3 Responses to “Workplace discrimination is not only unethical, it’s bad business!”


  1. Ken Criss Says:
    February 4th, 2009 at 3:35 pm

    Wow, you must be a mind reader. You can flip through the pages of business magazines and tell that people were these companies were “wrong to deny people opportunities based on race”. How can you tell that other people of any color were not considered for those positions? I’m for anyone advancing in their career if they are qualified but you can’t throw a blanket over these companies unless you happen to be an employee and know the details of someone not getting adequately promoted.

  2. Lauren Says:
    February 4th, 2009 at 7:50 pm

    Hi Ken,

    You’re absolutely right that you can’t presume racism in any particular situation unless the facts support it.
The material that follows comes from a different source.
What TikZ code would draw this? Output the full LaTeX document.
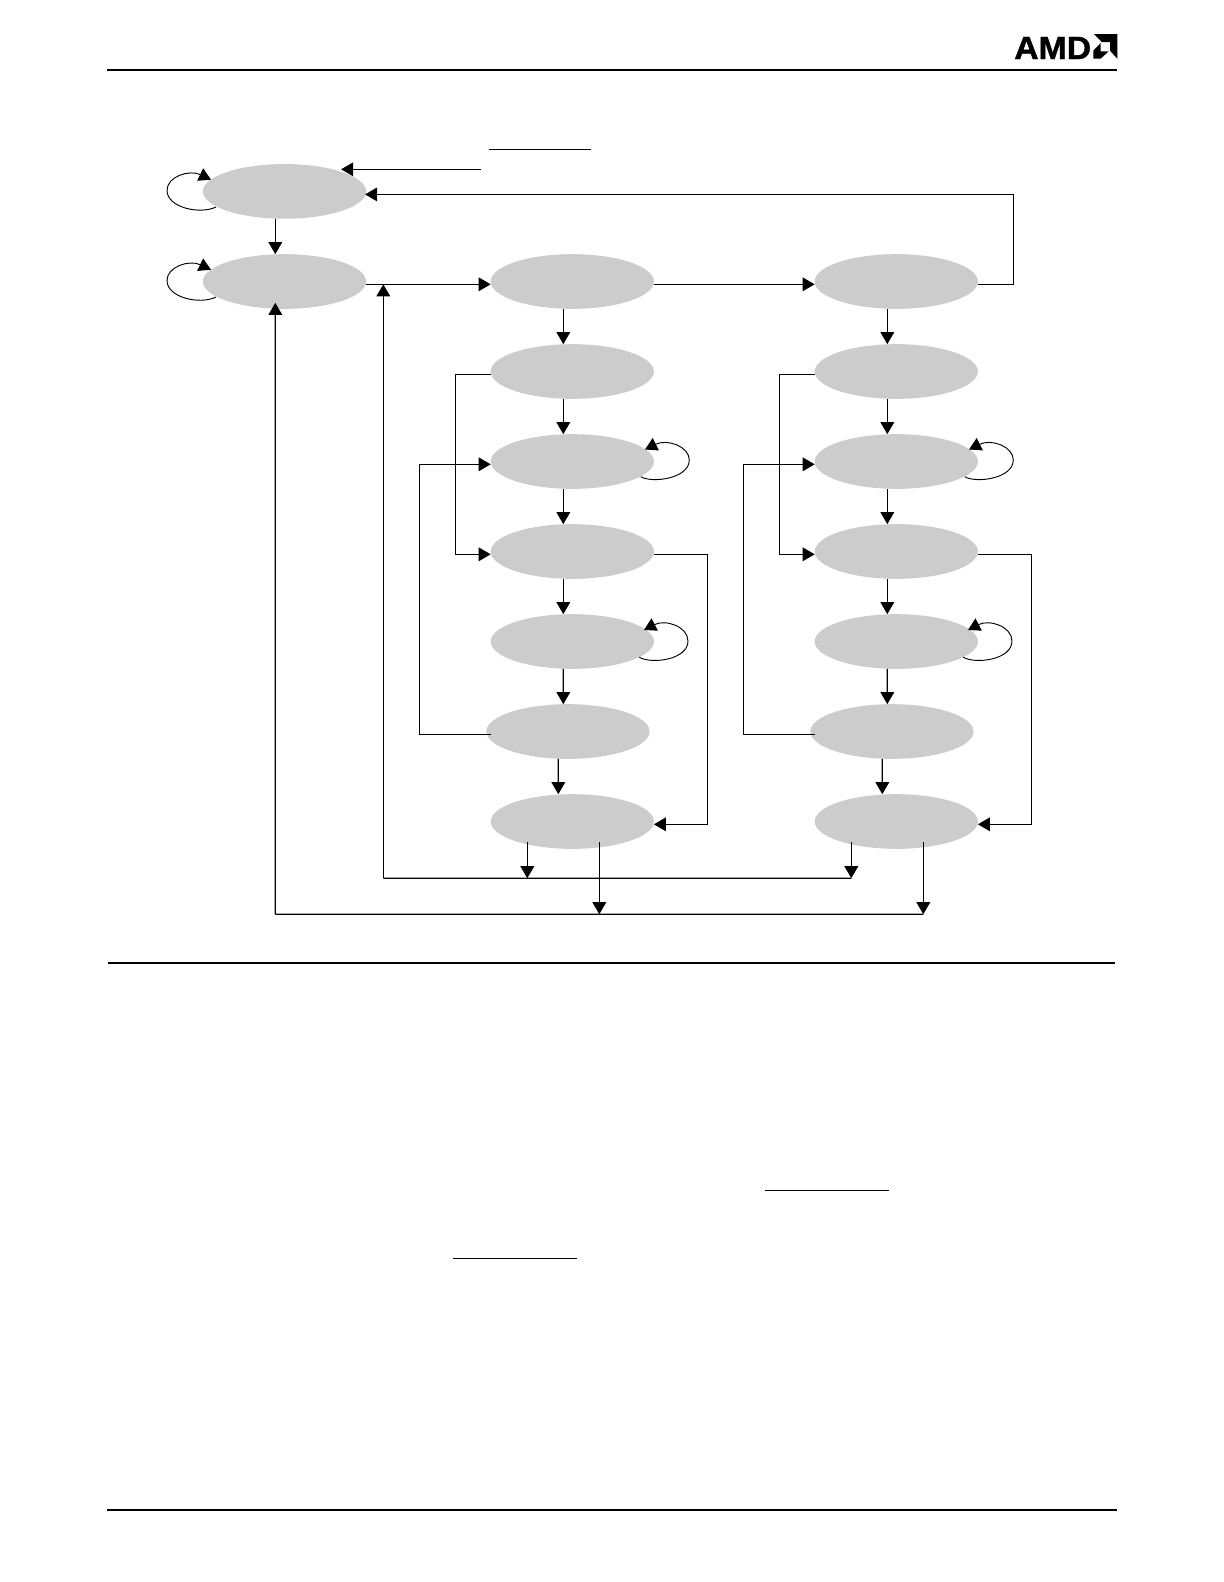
\documentclass[tikz,border=0pt]{standalone}
\usepackage{graphicx}
\usepackage{fontspec}
\setmainfont{Liberation Sans}
\newfontfamily\logofont[FakeBold=1.2]{Liberation Sans Bold}
\usetikzlibrary{arrows.meta,calc,shapes.geometric}
\definecolor{stategray}{HTML}{CCCCCC}
\tikzset{
  state/.style={ellipse,fill=stategray,draw=none,inner sep=0pt,outer sep=0pt,minimum width=122.4pt,minimum height=41pt},
  link/.style={line width=0.95pt,black},
  arr/.style={link,-{Triangle[width=10.2pt,length=9pt]}},
  looparr/.style={line width=0.7pt,black,-{Triangle[width=10.2pt,length=9pt]}},
  rulethick/.style={line width=1.5pt,black},
  rulethin/.style={line width=1pt,black},
}
\begin{document}
\begin{tikzpicture}[x=0.75pt,y=-0.75pt]
\useasboundingbox[fill=white] (0,0) rectangle (1224,1582);
% page rules
\coordinate (hl) at (107,70); \coordinate (hr) at (1117,70);
\coordinate (ml) at (108,963); \coordinate (mr) at (1115,963);
\coordinate (bl) at (107,1510); \coordinate (br) at (1117,1510);
\draw[rulethick] (hl) -- (hr);
\draw[rulethick] (ml) -- (mr);
\draw[rulethick] (bl) -- (br);
\coordinate (o1a) at (453,1258.3); \coordinate (o1b) at (577,1258.3);
\coordinate (o2a) at (765,1190.3); \coordinate (o2b) at (889,1190.3);
\coordinate (o3a) at (489,149.3); \coordinate (o3b) at (591,149.3);
\draw[rulethin] (o1a) -- (o1b);
\draw[rulethin] (o2a) -- (o2b);
\draw[line width=0.75pt] (o3a) -- (o3b);
% logo
\node[anchor=base west,inner sep=0pt] (logo) at (1014,59) {\scalebox{1.055}[1]{\logofont\fontsize{24pt}{24pt}\selectfont AMD}};
\fill[black] (1094,34) -- (1117.3,34) -- (1117.3,58.7) -- (1110,50.7) -- (1110,42) -- (1101.7,42) -- cycle;
\fill[black] (1093.3,50.7) -- (1100.7,43) -- (1100.7,51.3) -- (1108.7,51.3) -- (1100.7,58.7) -- (1093.3,58.7) -- cycle;
% states
\node[state] (a1) at (284.5,191.4) {};
\node[state] (a2) at (284.5,281.5) {};
\foreach \n/\dx in {b/0,c/324}{
  \pgfmathsetmacro{\xa}{572.3+\dx}
  \pgfmathsetmacro{\xb}{568+\dx}
  \node[state] (\n1) at (\xa,281.5) {};
  \node[state] (\n2) at (\xa,371.5) {};
  \node[state] (\n3) at (\xa,461.5) {};
  \node[state] (\n4) at (\xa,551.5) {};
  \node[state] (\n5) at (\xa,641.5) {};
  \node[state] (\n6) at (\xb,731.5) {};
  \node[state] (\n7) at (\xa,821.5) {};
}
% top column
\coordinate (stub) at (481,169.3);
\draw[arr] (stub) -- (stub -| {$(a1.east)+(-25,0)$});
\draw[arr] (c1.east |- 0,284.3) -- ++(35.4,0) |- ($(a1.east)+(-1,3)$);
\draw[arr] ($(a1.south)+(-9.2,0)$) -- ($(a2.north)+(-9.2,0)$);
\draw[arr] ($(a2.east)+(0,2.8)$) -- ($(b1.west)+(0,2.8)$);
\draw[arr] ($(b1.east)+(0,2.8)$) -- ($(c1.west)+(0,2.8)$);
% self loops left
\foreach \n in {a1,a2}{
  \draw[looparr] ($(\n.center)+(-68.5,15.6)$) .. controls ($(\n.center)+(-85,23.5)$) and ($(\n.center)+(-117.5,16)$) .. ($(\n.center)+(-117.5,-1)$) .. controls ($(\n.center)+(-117.5,-15)$) and ($(\n.center)+(-95,-22)$) .. ($(\n.center)+(-73.5,-11.7)$);
}
% columns
\foreach \n/\j in {b/455.4,c/779.4}{
  \pgfmathsetmacro{\far}{\j-35.7}
  \pgfmathsetmacro{\rt}{\j+251.9}
  % verticals
  \draw[arr] ($(\n1.south)+(-9,0)$) -- ($(\n2.north)+(-9,0)$);
  \draw[arr] ($(\n2.south)+(-9,0)$) -- ($(\n3.north)+(-9,0)$);
  \draw[arr] ($(\n3.south)+(-9,0)$) -- ($(\n4.north)+(-9,0)$);
  \draw[arr] ($(\n4.south)+(-9,0)$) -- ($(\n5.north)+(-9,0)$);
  \draw[arr] ($(\n5.south)+(-9,0)$) -- ($(\n6.north)+(-4.7,0)$);
  \draw[arr] ($(\n6.south)+(-9.7,0)$) -- ($(\n7.north)+(-14,0)$);
  % left elbows
  \draw[arr] ($(\n2.west)+(0,2.8)$) -- (\j,374.3) |- ($(\n4.west)+(0,2.8)$);
  \draw[arr] ($(\n6.west)+(5,2.8)$) -- (\far,734.3) |- ($(\n3.west)+(0,2.8)$);
  % right elbow
  \draw[arr] ($(\n4.east)+(0,2.8)$) -- (\rt,554.3) |- ($(\n7.east)+(0,2.8)$);
  % self loops right
  \draw[looparr] ($(\n3.center)+(68.4,15.2)$) .. controls ($(\n3.center)+(80,22)$) and ($(\n3.center)+(117,17)$) .. ($(\n3.center)+(117,-1.5)$) .. controls ($(\n3.center)+(117,-15)$) and ($(\n3.center)+(95,-23)$) .. ($(\n3.center)+(72.7,-12)$);
  \draw[looparr] ($(\n5.center)+(67,15.8)$) .. controls ($(\n5.center)+(80,23)$) and ($(\n5.center)+(115.7,18)$) .. ($(\n5.center)+(115.7,-0.5)$) .. controls ($(\n5.center)+(115.7,-15)$) and ($(\n5.center)+(93,-22.5)$) .. ($(\n5.center)+(71.7,-11.5)$);
}
% return buses
\coordinate (busA) at (383.3,878.3);
\coordinate (busB) at (275.3,914.3);
\draw[link] (busA) -- ($(c7.south)+(-45,29.4)$);
\draw[arr] (busA) -- (busA |- 0,284.3);
\draw[link] (busB) -- ($(c7.south)+(27,65.4)$);
\draw[arr] (busB) -- ($(a2.south)+(-9.2,-6)$);
\foreach \n in {b7,c7}{
  \draw[arr] ($(\n.south)+(-45,-7)$) -- ($(\n.south)+(-45,29.4)$);
  \draw[arr] ($(\n.south)+(27,-7)$) -- ($(\n.south)+(27,65.4)$);
}
\end{tikzpicture}
\end{document}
But this is why the law provides two methods for proving discrimination. It can be very, very difficult to prove intentional discrimination in many situations, but plaintiffs can look to statistical data to prove that a company’s policies have a discriminatory impact even if that wasn’t their intent. My point is not so much that companies (and you’ll notice I didn’t specify anyone in particular) necessarily discriminate on purpose, but that their policies and practices may tend to exclude candidates of color. It’s a good idea for companies to think about that once in a while.

    Thanks for writing in!

    Lauren

  3. jesa A. Sumayang Says:
    August 6th, 2010 at 1:39 am

    Good day madam..! thank you for the information about workplace descrimination.this helps a lot in my studies especially in Management 3 subject. We were taking up about CSR and unethical business practices in which one of this is the descrimination…God Speed!